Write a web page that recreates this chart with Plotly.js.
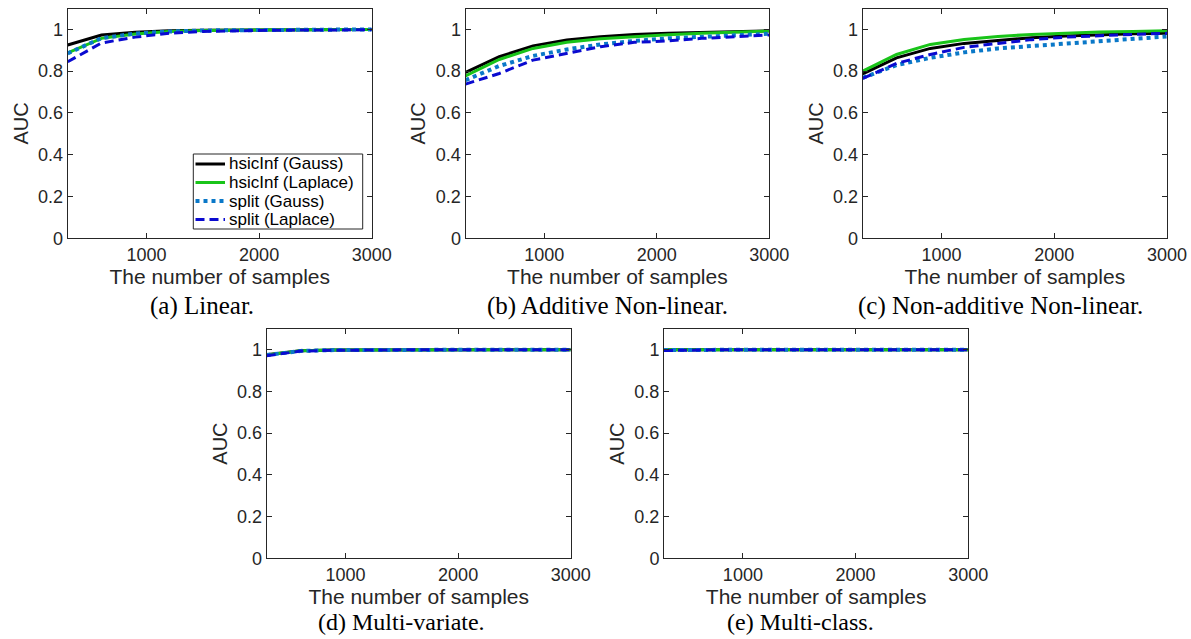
<!DOCTYPE html>
<html>
<head>
<meta charset="utf-8">
<script src="https://cdn.plot.ly/plotly-3.0.1.min.js"></script>
<style>html,body{margin:0;padding:0;background:#fff;}#chart{width:1191px;height:639px;}</style>
</head>
<body>
<div id="chart"></div>
<script>
// ---- data ----
const samples = [300, 600, 900, 1200, 1500, 1800, 2100, 2400, 2700, 3000];
const seriesNames = ['hsicInf (Gauss)', 'hsicInf (Laplace)', 'split (Gauss)', 'split (Laplace)'];
const panelCaptions = ['(a) Linear.', '(b) Additive Non-linear.', '(c) Non-additive Non-linear.', '(d) Multi-variate.', '(e) Multi-class.'];
const yTickVals = [0, 0.2, 0.4, 0.6, 0.8, 1];
const yTickText = ['0', '0.2', '0.4', '0.6', '0.8', '1'];
const xTickVals = [1000, 2000, 3000];
const xTickText = ['1000', '2000', '3000'];

// (a) Linear
const linHsicGauss   = [0.925, 0.973, 0.986, 0.993, 0.996, 0.997, 0.998, 0.998, 0.999, 0.999];
const linHsicLaplace = [0.888, 0.957, 0.978, 0.990, 0.995, 0.997, 0.998, 0.998, 0.999, 0.999];
const linSplitGauss  = [0.885, 0.958, 0.980, 0.990, 0.995, 0.997, 0.998, 0.998, 0.999, 0.999];
const linSplitLaplace= [0.845, 0.935, 0.963, 0.982, 0.990, 0.994, 0.996, 0.997, 0.998, 0.998];
// (b) Additive non-linear
const addHsicGauss   = [0.794, 0.869, 0.921, 0.949, 0.965, 0.976, 0.981, 0.986, 0.989, 0.993];
const addHsicLaplace = [0.777, 0.856, 0.909, 0.938, 0.955, 0.966, 0.974, 0.981, 0.986, 0.992];
const addSplitGauss  = [0.757, 0.825, 0.873, 0.904, 0.928, 0.945, 0.957, 0.965, 0.970, 0.979];
const addSplitLaplace= [0.738, 0.789, 0.853, 0.885, 0.917, 0.938, 0.945, 0.957, 0.965, 0.973];
// (c) Non-additive non-linear
const nonHsicGauss   = [0.787, 0.864, 0.909, 0.933, 0.947, 0.960, 0.968, 0.974, 0.979, 0.982];
const nonHsicLaplace = [0.800, 0.880, 0.928, 0.952, 0.966, 0.976, 0.982, 0.988, 0.990, 0.993];
const nonSplitGauss  = [0.768, 0.829, 0.864, 0.890, 0.909, 0.921, 0.933, 0.945, 0.953, 0.966];
const nonSplitLaplace= [0.765, 0.837, 0.880, 0.914, 0.933, 0.951, 0.963, 0.971, 0.976, 0.981];
// (d) Multi-variate
const mvHsicGauss    = [0.976, 0.995, 0.998, 0.999, 1.000, 1.000, 1.000, 1.000, 1.000, 1.000];
const mvHsicLaplace  = [0.975, 0.995, 0.998, 0.999, 1.000, 1.000, 1.000, 1.000, 1.000, 1.000];
const mvSplitGauss   = [0.974, 0.994, 0.998, 0.999, 1.000, 1.000, 1.000, 1.000, 1.000, 1.000];
const mvSplitLaplace = [0.971, 0.993, 0.997, 0.999, 0.999, 1.000, 1.000, 1.000, 1.000, 1.000];
// (e) Multi-class
const mcHsicGauss    = [0.999, 1.000, 1.000, 1.000, 1.000, 1.000, 1.000, 1.000, 1.000, 1.000];
const mcHsicLaplace  = [0.999, 1.000, 1.000, 1.000, 1.000, 1.000, 1.000, 1.000, 1.000, 1.000];
const mcSplitGauss   = [0.998, 1.000, 1.000, 1.000, 1.000, 1.000, 1.000, 1.000, 1.000, 1.000];
const mcSplitLaplace = [0.996, 0.999, 1.000, 1.000, 1.000, 1.000, 1.000, 1.000, 1.000, 1.000];

const panels = [
  [linHsicGauss, linHsicLaplace, linSplitGauss, linSplitLaplace],
  [addHsicGauss, addHsicLaplace, addSplitGauss, addSplitLaplace],
  [nonHsicGauss, nonHsicLaplace, nonSplitGauss, nonSplitLaplace],
  [mvHsicGauss, mvHsicLaplace, mvSplitGauss, mvSplitLaplace],
  [mcHsicGauss, mcHsicLaplace, mcSplitGauss, mcSplitLaplace]
];

// ---- styles ----
const W = 1191, H = 639;
const lineStyles = [
  {color: '#000000', width: 3, dash: 'solid'},
  {color: '#19c419', width: 3, dash: 'solid'},
  {color: '#0a78c8', width: 4, dash: 'dot'},
  {color: '#0a0ad0', width: 3, dash: '9px,5px'}
];
const FONT = 'Liberation Sans, Arial, sans-serif';
const AX = '#262626';
// pixel boxes [left, right, top, bottom]
const boxes = [
  [67.7, 371.7, 8.5, 238.3],
  [465.5, 769.3, 8.5, 238.3],
  [862.7, 1167.0, 8.5, 238.3],
  [266.7, 570.7, 328.8, 558.3],
  [664.0, 968.3, 328.8, 558.3]
];
const captionX = [202, 607, 1000, 401, 800];
const captionY = [306, 306, 306, 622, 622];
const captionSize = [25, 25, 25, 24, 24];
const xTitleStandoff = [4, 4, 4, 1, 1];

// legend box (pixels) drawn inside panel (a)
const legendBox = {left: 193.3, right: 362.7, top: 154, bottom: 229};
const legendRow0 = 164, legendRowStep = 18.5;
const legendSampleX = [195.5, 225], legendTextX = 226.5;

const traces = [];
const layout = {
  width: W, height: H,
  margin: {l: 0, r: 0, t: 0, b: 0},
  paper_bgcolor: '#ffffff', plot_bgcolor: '#ffffff',
  showlegend: false,
  annotations: [],
  shapes: []
};

panels.forEach((series, p) => {
  const sfx = p === 0 ? '' : String(p + 1);
  const b = boxes[p];
  series.forEach((vals, s) => {
    traces.push({
      type: 'scatter', mode: 'lines',
      x: samples, y: vals,
      xaxis: 'x' + sfx, yaxis: 'y' + sfx,
      name: seriesNames[s],
      line: lineStyles[s],
      hoverinfo: 'x+y+name'
    });
  });
  const common = {
    showline: true, linecolor: AX, linewidth: 1, mirror: 'ticks',
    ticks: 'inside', ticklen: 5, tickwidth: 1, tickcolor: AX,
    tickfont: {family: FONT, size: 18, color: AX},
    showgrid: false, zeroline: false, fixedrange: true
  };
  layout['xaxis' + sfx] = Object.assign({}, common, {
    domain: [b[0] / W, b[1] / W],
    anchor: 'y' + sfx,
    range: [300, 3000],
    tickmode: 'array', tickvals: xTickVals, ticktext: xTickText,
    title: {text: 'The number of samples', font: {family: FONT, size: 21, color: AX}, standoff: xTitleStandoff[p]}
  });
  layout['yaxis' + sfx] = Object.assign({}, common, {
    domain: [1 - b[3] / H, 1 - b[2] / H],
    anchor: 'x' + sfx,
    range: [0, 1.1],
    tickmode: 'array', tickvals: yTickVals, ticktext: yTickText,
    title: {text: 'AUC', font: {family: FONT, size: 20, color: AX}, standoff: 4}
  });
  layout.annotations.push({
    text: panelCaptions[p], xref: 'paper', yref: 'paper',
    x: captionX[p] / W, y: 1 - captionY[p] / H,
    xanchor: 'center', yanchor: 'middle', showarrow: false,
    font: {family: 'Liberation Serif, Times New Roman, serif', size: captionSize[p], color: '#000000'}
  });
});

// legend (drawn as a box with sample lines + labels, matching the original's compact rows)
layout.shapes.push({
  type: 'rect', xref: 'paper', yref: 'paper', layer: 'above',
  x0: legendBox.left / W, x1: legendBox.right / W,
  y0: 1 - legendBox.bottom / H, y1: 1 - legendBox.top / H,
  fillcolor: '#ffffff', line: {color: AX, width: 1}
});
seriesNames.forEach((name, s) => {
  const yc = 1 - (legendRow0 + s * legendRowStep) / H;
  layout.shapes.push({
    type: 'line', xref: 'paper', yref: 'paper', layer: 'above',
    x0: legendSampleX[0] / W, x1: legendSampleX[1] / W, y0: yc, y1: yc,
    line: {color: lineStyles[s].color, width: lineStyles[s].width, dash: lineStyles[s].dash}
  });
  layout.annotations.push({
    text: name, xref: 'paper', yref: 'paper',
    x: legendTextX / W, y: yc, xanchor: 'left', yanchor: 'middle',
    showarrow: false,
    font: {family: FONT, size: 17, color: '#000000'}
  });
});

Plotly.newPlot('chart', traces, layout, {displayModeBar: false, staticPlot: true});
</script>
</body>
</html>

**Required work:** Reproduce the material above from its first line through the line containing "const xTickText = ['1000', '2000', '3000'];", both ends included, and skip every picture.

**Exercise solution:**
Write a web page that recreates this chart with Plotly.js.
<!DOCTYPE html>
<html>
<head>
<meta charset="utf-8">
<script src="https://cdn.plot.ly/plotly-3.0.1.min.js"></script>
<style>html,body{margin:0;padding:0;background:#fff;}#chart{width:1191px;height:639px;}</style>
</head>
<body>
<div id="chart"></div>
<script>
// ---- data ----
const samples = [300, 600, 900, 1200, 1500, 1800, 2100, 2400, 2700, 3000];
const seriesNames = ['hsicInf (Gauss)', 'hsicInf (Laplace)', 'split (Gauss)', 'split (Laplace)'];
const panelCaptions = ['(a) Linear.', '(b) Additive Non-linear.', '(c) Non-additive Non-linear.', '(d) Multi-variate.', '(e) Multi-class.'];
const yTickVals = [0, 0.2, 0.4, 0.6, 0.8, 1];
const yTickText = ['0', '0.2', '0.4', '0.6', '0.8', '1'];
const xTickVals = [1000, 2000, 3000];
const xTickText = ['1000', '2000', '3000'];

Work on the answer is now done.